Problem to solve:
Below is a listing; restate from it, character for character, the lines beginning at the line holding "Clone this chart in matplotlib." and ending at the line holding "ve_y = [845, 845, 699, 699, 734, 663, 735, 663, 704]", both included.

═══ Exercise data

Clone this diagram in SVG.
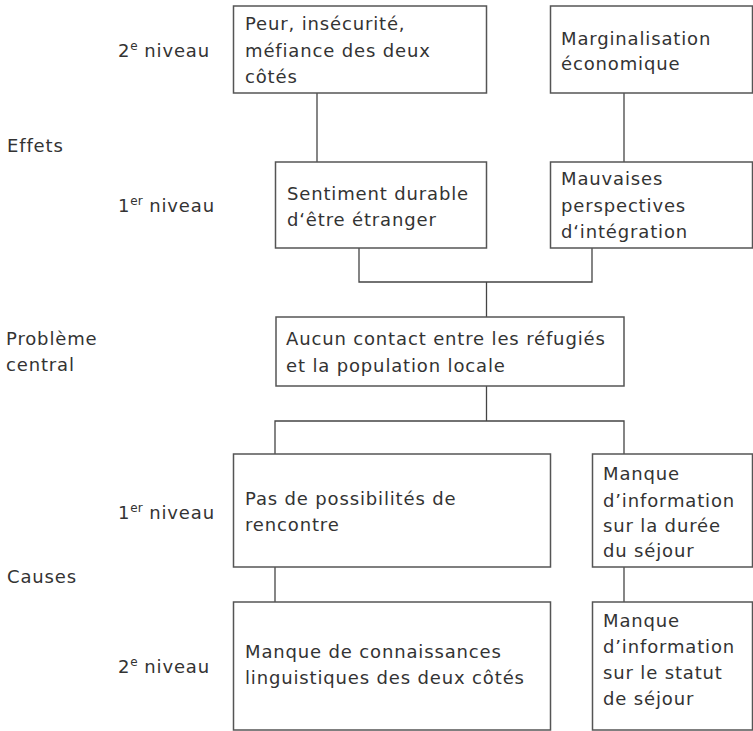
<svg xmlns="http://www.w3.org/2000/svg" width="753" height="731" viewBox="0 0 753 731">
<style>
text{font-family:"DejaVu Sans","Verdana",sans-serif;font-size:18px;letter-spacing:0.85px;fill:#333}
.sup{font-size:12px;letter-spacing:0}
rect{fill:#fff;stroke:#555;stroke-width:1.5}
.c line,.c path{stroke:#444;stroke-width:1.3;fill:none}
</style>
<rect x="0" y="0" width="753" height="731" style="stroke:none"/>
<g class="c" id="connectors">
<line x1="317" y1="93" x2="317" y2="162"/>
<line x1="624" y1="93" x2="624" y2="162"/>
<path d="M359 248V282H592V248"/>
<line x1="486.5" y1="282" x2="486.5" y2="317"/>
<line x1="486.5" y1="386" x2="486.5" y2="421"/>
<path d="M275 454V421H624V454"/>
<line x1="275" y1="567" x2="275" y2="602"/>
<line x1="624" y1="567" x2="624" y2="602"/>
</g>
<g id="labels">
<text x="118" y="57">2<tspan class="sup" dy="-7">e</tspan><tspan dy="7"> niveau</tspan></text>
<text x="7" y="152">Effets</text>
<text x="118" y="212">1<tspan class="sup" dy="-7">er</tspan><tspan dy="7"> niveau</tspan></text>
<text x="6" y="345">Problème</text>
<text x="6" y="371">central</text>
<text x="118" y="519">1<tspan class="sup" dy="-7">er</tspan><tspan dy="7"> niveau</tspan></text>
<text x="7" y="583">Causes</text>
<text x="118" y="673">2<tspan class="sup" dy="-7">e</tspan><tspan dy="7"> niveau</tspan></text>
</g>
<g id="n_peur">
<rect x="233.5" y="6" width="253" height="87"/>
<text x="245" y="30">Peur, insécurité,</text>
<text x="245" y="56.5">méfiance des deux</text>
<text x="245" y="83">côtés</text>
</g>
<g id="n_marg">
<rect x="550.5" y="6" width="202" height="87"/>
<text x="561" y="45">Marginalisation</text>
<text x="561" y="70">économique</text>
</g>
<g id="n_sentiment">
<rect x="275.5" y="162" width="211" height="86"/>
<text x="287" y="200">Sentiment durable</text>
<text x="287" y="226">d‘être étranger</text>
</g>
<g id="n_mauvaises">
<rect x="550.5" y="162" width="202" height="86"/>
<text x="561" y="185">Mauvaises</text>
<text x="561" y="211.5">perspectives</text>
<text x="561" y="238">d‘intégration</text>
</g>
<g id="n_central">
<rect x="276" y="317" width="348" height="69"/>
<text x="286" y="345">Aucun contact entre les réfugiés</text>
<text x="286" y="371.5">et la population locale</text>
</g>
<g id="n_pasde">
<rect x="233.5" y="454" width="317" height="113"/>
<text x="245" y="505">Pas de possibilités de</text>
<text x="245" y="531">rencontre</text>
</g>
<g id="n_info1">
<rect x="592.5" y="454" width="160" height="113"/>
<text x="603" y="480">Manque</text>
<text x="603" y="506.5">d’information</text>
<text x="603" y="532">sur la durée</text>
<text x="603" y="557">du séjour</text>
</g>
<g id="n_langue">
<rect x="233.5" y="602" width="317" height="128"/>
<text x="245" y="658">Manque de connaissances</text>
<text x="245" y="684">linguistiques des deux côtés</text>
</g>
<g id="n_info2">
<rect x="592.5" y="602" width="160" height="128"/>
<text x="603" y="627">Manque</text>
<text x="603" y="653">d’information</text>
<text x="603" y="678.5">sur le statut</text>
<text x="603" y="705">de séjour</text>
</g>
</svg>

══════
═══ Exercise data

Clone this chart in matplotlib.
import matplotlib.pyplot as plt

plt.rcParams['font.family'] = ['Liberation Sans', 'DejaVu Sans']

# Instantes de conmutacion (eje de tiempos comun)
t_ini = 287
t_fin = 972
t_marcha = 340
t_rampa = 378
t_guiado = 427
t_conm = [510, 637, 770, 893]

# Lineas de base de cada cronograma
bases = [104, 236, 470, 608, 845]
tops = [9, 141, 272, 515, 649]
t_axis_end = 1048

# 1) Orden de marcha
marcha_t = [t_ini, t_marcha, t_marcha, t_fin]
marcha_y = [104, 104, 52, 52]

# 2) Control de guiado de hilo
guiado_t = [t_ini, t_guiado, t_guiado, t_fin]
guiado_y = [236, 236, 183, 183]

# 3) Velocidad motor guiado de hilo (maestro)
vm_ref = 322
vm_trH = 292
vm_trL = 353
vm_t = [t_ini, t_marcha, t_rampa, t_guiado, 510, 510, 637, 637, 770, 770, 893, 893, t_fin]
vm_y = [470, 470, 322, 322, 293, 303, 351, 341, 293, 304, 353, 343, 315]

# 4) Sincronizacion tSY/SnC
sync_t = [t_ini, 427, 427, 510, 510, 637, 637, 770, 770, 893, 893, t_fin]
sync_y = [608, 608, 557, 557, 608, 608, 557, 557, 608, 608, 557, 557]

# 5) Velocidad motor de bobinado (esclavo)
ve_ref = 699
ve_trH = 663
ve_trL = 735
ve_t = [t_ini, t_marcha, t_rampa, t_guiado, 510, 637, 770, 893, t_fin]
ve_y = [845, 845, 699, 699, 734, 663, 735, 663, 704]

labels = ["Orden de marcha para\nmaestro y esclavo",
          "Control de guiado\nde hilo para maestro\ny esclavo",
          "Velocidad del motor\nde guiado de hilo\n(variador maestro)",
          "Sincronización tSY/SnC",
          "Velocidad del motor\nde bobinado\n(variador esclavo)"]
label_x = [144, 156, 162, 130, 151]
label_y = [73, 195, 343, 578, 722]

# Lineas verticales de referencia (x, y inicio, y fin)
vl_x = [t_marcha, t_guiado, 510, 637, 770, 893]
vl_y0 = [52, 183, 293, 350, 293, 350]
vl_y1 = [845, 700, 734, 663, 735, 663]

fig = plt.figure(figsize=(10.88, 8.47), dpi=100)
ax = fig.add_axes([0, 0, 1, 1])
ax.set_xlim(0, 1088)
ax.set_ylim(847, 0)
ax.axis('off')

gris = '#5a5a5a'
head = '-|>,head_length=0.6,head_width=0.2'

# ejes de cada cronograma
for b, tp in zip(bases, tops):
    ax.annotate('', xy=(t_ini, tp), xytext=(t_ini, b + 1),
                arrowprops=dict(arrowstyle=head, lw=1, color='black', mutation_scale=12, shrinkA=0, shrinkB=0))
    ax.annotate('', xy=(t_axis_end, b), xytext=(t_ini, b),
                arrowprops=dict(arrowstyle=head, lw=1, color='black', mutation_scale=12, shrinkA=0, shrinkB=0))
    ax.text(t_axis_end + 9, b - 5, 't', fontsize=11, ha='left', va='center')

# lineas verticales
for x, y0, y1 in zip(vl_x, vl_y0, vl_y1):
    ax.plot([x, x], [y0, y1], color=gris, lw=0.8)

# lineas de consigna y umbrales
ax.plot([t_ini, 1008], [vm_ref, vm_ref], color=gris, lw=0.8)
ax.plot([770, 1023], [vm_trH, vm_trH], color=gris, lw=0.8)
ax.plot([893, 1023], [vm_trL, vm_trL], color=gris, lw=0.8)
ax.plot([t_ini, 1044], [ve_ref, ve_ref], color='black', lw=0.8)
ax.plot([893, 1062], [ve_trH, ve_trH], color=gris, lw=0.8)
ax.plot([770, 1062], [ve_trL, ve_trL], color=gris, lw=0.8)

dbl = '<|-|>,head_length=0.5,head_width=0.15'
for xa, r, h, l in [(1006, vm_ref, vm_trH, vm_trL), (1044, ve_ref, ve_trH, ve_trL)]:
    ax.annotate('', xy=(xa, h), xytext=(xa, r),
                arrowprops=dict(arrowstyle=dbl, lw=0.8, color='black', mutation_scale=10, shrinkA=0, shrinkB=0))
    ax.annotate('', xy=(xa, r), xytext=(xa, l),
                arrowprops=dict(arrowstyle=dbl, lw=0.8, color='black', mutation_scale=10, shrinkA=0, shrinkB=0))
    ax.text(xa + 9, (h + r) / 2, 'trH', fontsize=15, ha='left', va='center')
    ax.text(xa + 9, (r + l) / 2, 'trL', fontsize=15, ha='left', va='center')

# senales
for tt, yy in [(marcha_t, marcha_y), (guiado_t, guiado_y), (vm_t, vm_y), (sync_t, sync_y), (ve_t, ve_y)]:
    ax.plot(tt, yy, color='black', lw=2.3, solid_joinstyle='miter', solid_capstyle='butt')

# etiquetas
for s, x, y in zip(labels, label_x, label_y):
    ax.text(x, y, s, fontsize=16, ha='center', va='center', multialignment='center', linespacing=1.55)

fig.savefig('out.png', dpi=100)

══════
═══ Exercise data

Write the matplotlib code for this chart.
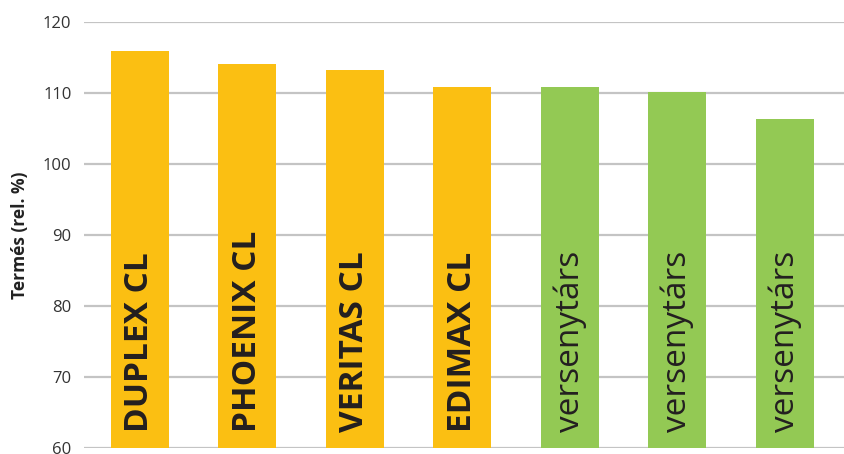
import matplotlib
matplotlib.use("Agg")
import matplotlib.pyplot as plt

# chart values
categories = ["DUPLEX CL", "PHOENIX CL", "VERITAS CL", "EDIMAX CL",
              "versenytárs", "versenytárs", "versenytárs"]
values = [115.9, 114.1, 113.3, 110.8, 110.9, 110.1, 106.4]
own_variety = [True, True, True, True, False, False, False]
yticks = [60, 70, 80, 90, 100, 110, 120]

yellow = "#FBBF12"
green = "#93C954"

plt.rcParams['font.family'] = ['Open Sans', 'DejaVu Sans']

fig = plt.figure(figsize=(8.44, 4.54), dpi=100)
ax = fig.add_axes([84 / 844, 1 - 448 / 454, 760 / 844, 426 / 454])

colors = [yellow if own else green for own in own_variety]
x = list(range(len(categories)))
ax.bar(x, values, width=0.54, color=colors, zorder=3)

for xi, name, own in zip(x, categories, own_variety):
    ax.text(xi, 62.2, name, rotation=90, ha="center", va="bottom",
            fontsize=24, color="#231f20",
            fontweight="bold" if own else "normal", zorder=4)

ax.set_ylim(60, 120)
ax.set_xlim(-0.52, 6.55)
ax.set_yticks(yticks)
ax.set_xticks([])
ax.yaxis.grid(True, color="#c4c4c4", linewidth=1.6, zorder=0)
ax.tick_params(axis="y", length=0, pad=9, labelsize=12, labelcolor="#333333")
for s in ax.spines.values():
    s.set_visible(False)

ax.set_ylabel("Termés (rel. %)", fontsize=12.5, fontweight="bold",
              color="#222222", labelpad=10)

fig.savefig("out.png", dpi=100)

══════

Result of the exercise:
Clone this chart in matplotlib.
import matplotlib.pyplot as plt

plt.rcParams['font.family'] = ['Liberation Sans', 'DejaVu Sans']

# Instantes de conmutacion (eje de tiempos comun)
t_ini = 287
t_fin = 972
t_marcha = 340
t_rampa = 378
t_guiado = 427
t_conm = [510, 637, 770, 893]

# Lineas de base de cada cronograma
bases = [104, 236, 470, 608, 845]
tops = [9, 141, 272, 515, 649]
t_axis_end = 1048

# 1) Orden de marcha
marcha_t = [t_ini, t_marcha, t_marcha, t_fin]
marcha_y = [104, 104, 52, 52]

# 2) Control de guiado de hilo
guiado_t = [t_ini, t_guiado, t_guiado, t_fin]
guiado_y = [236, 236, 183, 183]

# 3) Velocidad motor guiado de hilo (maestro)
vm_ref = 322
vm_trH = 292
vm_trL = 353
vm_t = [t_ini, t_marcha, t_rampa, t_guiado, 510, 510, 637, 637, 770, 770, 893, 893, t_fin]
vm_y = [470, 470, 322, 322, 293, 303, 351, 341, 293, 304, 353, 343, 315]

# 4) Sincronizacion tSY/SnC
sync_t = [t_ini, 427, 427, 510, 510, 637, 637, 770, 770, 893, 893, t_fin]
sync_y = [608, 608, 557, 557, 608, 608, 557, 557, 608, 608, 557, 557]

# 5) Velocidad motor de bobinado (esclavo)
ve_ref = 699
ve_trH = 663
ve_trL = 735
ve_t = [t_ini, t_marcha, t_rampa, t_guiado, 510, 637, 770, 893, t_fin]
ve_y = [845, 845, 699, 699, 734, 663, 735, 663, 704]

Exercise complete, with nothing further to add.